No time to be a musician…
In addition, musicians were not valued, appreciated or supported. To be a composer in Russia at that time meant being treated like as a lower class worker, and this is why Tchaikovsky’s family tried to block him from becoming a musician. They wanted him to become a civil servant, and it was only with great difficulty that he was allowed to study music.
Not much early musical education…
As a result, Tchaikovsky did not begin serious musical studies until he was a an adult, and he had to suffer all sorts of indignities from professors who did not have even a tiny bit of his genius. With all this in mind it’s easy to understand how Tchaikovsky is not looked upon as the same kind of precocious genius as Mozart and Mendelssohn, or even Beethoven, but in fact he was a prodigy the likes of which the world has seldom seen.
The world benefited from his tortured life…
Perhaps his music can only be understood within this conflict.
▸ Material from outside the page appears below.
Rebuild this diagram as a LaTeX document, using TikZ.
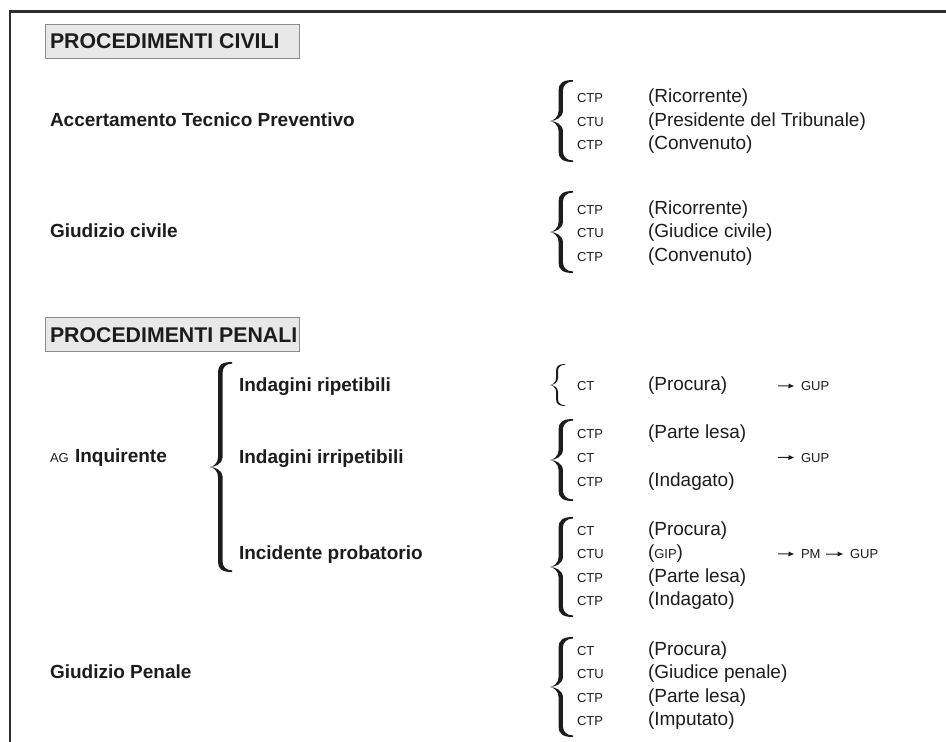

Perhaps the unique intensity and dramatic range of his music can only be understood within the context of his suffering. His life was, to sum up, terribly tragic, decades of struggle and unhappiness. His pain was our gift, through his music, but at an unimaginable cost for the man.
The music, minus the symphonies…
Here is the music, leaving out the symphonies, which is a separate topic. Not all the music has opus numbers, which are supposed to tell us when music was written. Some opus number are horribly wrong because important music was not even published until after his death. The year of composition is a better way to know when each work was written. There is nothing on this list that I did not at least enjoy, and there are several things that I now love that I did not even know about a couple months ago. Many other things on this list are hugely popular. These should all be clickable. If something does not work, please let me know.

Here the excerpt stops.